The show also features a big production number called "I Am Like God," which invites the audience onstage to sing along. Mihaela notes, "The song is dedicated to all the people who have to overcome a wicked clone in their lives."
The story is based on Mihaela's actual experience running away to America.
When Mihaela was 24, she left Gabriela in Romania to start a new life in the United States. "My sister made me suffer a little bit," she explains, without going into too much detail. "I started hating Transylvania." From that, she wrote an entire novel (available for sale in the lobby and at Barnes & Noble) about a woman who runs away from her evil vampire twin to become a human being. In a Shakespearean flourish, her "wicked clone" disguises herself as a man and follows her to America. Since Gabriela and Mihaela are now reunited in New York, you can guess at how the story turns out — but you cannot really know unless you go see the show.
Gabriela plays a wicked clone in the musical, but your wicked clone might actually be inside your brain.
"Each of us has a wicked clone that never leaves us," explains Gabriela. "Each of us has something to hinder us from reaching our purpose in life." The twins think that terms like "anxiety" and "depression" indicate just how oppressed average Americans are by their wicked clones.
"I want people to leave behind the job they hate," asserts Mihaela, adding, "Even if it is hard, I want them to do what they love and not be afraid of the wicked clone."
There will be blood.
A recent press release announcing the October 29 opening night noted that the twins will be serving the purest blood, bottled and imported from Transylvania.

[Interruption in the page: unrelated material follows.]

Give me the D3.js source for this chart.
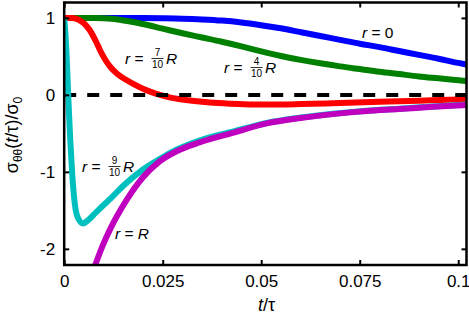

It is guaranteed to leave its drinkers feeling 20 years younger. "For the still hungry ones," says Mihaela, "we will serve sour dark cherry Transylvanian pie drenched in syruped blood from our father — Vlad the Impaler!"
The pie is usually served with walnuts, but some will come without. "For allergy and non-allergy," Gabriela hastens to add.
Their father is either a highly respected author or a medieval tyrant.
The prospect of being raised by Vlad the Impaler might seem terrifying, but the twins' actual father was something much scarier, especially for two aspiring young actors — a critic. Grid Modorcea is a prolific Romanian writer, filmmaker, and polemicist. "Our father wrote 96 books," Gabriela proudly shares before elaborating on the challenges of having such an outspoken dad: "We always begged our father not to write bad things about the directors in Romania, because maybe we will work with them; but he always said he had to tell the truth…so we had to leave Romania." Luckily, most directors in New York don't read Romanian.
Before they arrived off-Broadway, they competed on America's Got Talent as the Indiggo Twins.
America's first taste of Gabriela and Mihaela was on the NBC reality competition show America's Got Talent. They sang "New York, New York," and David Hasselhoff called them "Dracula's girlfriends."
Their song "La La La" was sampled on the Jay-Z and Kanye West album, Watch the Throne.
"La La La" was featured in the song "Murder to Excellence," widely considered the centerpiece of the certified platinum hip-hop album.
The twins want to be pioneers in the emerging genre of "beyond reality TV."
Now that they've had their fling with reality TV on America's Got Talent, the twins are ready to take it to the next level. "We want beyond reality TV," Mihaela declares, "Artistic dimensions. Surreal things. Paranormal. Supernatural. It will blend with reality, but beyond…second level." Watch your back, Andy Cohen: The Modorceas are coming.